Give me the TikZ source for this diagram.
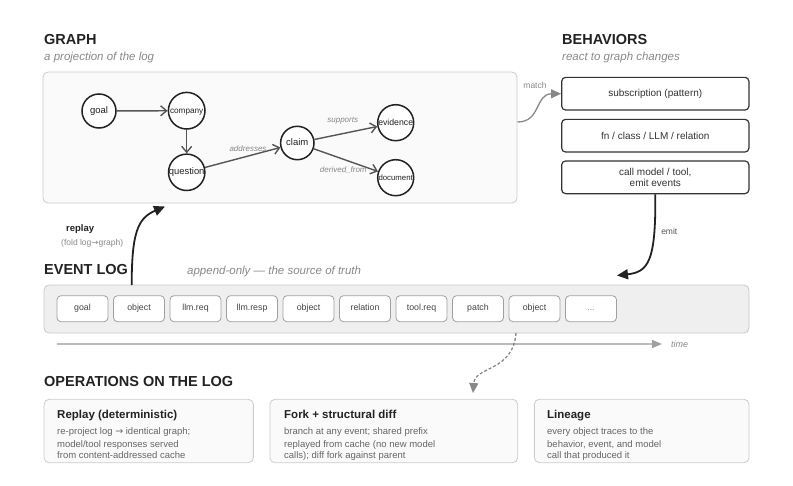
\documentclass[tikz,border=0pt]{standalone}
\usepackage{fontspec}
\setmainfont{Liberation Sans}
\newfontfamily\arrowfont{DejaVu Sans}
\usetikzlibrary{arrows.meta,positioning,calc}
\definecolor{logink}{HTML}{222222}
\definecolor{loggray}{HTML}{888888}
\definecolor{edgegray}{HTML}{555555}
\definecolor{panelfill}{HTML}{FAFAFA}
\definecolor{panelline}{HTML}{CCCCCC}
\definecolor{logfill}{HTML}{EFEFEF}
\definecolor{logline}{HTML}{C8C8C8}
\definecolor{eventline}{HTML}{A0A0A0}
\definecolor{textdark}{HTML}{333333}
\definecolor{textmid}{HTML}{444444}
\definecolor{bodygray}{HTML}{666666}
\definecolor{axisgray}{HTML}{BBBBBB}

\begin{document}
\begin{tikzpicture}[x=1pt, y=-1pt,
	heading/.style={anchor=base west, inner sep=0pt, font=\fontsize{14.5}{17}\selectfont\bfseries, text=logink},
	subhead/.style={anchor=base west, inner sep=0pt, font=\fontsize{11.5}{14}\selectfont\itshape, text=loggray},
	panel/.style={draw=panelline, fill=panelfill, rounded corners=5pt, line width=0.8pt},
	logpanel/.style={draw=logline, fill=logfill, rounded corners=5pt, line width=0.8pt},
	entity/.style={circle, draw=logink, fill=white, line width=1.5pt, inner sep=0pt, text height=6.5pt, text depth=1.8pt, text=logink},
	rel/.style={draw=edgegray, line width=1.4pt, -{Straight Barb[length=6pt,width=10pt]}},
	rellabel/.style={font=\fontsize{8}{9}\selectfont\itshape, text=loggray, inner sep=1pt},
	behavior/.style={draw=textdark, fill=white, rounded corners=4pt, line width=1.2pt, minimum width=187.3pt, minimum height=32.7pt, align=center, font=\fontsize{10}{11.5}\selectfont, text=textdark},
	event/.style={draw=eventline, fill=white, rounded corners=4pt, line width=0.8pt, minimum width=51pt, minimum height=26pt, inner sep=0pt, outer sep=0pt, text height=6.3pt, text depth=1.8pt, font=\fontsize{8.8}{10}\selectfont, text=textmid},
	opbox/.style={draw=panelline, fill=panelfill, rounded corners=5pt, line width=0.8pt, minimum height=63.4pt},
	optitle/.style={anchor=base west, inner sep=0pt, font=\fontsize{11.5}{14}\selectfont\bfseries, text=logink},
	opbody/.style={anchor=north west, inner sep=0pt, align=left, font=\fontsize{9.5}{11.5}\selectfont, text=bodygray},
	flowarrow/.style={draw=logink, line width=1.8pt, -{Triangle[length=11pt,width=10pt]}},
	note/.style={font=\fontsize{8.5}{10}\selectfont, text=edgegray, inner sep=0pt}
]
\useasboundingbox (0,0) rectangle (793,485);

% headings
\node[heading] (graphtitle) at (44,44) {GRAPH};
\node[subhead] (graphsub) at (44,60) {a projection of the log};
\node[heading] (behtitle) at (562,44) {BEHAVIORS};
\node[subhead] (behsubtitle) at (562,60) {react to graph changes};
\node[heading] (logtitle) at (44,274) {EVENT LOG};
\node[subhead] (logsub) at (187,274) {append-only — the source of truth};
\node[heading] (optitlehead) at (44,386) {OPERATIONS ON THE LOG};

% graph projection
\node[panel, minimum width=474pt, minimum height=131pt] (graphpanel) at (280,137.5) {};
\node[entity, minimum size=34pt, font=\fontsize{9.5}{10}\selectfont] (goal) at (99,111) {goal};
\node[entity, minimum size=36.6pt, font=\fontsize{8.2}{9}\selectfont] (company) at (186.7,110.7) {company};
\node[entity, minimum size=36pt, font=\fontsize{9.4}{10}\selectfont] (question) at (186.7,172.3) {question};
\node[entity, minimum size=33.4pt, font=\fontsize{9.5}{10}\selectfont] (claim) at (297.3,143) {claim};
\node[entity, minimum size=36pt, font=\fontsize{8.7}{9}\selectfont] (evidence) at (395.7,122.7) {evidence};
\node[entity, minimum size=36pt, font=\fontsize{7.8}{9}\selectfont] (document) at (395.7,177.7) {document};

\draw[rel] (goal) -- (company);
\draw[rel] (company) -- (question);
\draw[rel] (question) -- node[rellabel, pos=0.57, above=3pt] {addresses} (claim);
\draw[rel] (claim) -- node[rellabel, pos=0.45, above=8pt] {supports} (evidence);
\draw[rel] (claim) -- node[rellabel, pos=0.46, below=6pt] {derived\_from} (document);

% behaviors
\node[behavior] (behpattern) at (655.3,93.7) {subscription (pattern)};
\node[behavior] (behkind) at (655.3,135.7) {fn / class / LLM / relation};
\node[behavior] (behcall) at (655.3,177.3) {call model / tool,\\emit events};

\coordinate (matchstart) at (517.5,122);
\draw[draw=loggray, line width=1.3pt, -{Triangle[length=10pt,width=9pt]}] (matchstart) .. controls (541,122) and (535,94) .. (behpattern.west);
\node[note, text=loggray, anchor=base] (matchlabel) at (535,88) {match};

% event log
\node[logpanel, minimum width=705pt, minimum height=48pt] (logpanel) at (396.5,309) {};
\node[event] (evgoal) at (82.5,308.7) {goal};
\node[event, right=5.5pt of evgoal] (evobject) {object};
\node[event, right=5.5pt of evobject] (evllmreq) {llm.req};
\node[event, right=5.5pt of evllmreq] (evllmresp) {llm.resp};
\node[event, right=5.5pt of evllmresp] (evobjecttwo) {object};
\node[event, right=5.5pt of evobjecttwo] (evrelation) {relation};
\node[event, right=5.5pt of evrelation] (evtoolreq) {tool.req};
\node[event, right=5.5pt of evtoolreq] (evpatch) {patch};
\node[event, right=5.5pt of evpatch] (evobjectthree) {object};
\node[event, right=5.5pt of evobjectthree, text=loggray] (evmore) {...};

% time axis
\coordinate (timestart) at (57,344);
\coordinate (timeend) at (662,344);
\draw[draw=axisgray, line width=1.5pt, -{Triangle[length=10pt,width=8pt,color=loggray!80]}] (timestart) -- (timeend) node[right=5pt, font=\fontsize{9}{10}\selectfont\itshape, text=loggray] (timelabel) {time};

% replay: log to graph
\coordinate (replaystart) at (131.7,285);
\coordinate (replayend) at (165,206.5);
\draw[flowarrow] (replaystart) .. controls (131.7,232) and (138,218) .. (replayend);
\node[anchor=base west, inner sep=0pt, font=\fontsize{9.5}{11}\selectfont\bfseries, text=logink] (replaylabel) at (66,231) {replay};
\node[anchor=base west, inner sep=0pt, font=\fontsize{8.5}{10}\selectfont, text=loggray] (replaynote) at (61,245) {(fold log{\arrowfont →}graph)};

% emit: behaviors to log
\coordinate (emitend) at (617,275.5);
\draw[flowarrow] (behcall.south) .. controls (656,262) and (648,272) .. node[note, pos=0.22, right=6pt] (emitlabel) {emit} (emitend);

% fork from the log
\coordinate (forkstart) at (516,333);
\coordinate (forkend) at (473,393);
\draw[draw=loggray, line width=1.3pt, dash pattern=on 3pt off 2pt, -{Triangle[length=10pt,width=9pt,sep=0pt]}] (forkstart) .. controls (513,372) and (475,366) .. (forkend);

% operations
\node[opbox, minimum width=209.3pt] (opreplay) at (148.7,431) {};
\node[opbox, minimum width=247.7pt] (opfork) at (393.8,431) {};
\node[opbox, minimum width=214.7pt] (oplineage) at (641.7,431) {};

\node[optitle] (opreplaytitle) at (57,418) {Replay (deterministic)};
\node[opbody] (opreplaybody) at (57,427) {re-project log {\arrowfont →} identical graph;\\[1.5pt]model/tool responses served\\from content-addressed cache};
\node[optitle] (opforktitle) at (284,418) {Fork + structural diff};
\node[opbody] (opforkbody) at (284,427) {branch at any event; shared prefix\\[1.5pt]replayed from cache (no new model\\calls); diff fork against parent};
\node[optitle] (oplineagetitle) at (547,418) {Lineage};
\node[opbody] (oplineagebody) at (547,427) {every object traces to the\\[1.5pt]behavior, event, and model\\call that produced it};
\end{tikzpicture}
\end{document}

§ DESCRIPTION OF THE TASK
Show every line from the listing above in which the string "source" appears.

§ ANSWER TO THIS PROBLEM
Give me the TikZ source for this diagram.
\node[subhead] (logsub) at (187,274) {append-only — the source of truth};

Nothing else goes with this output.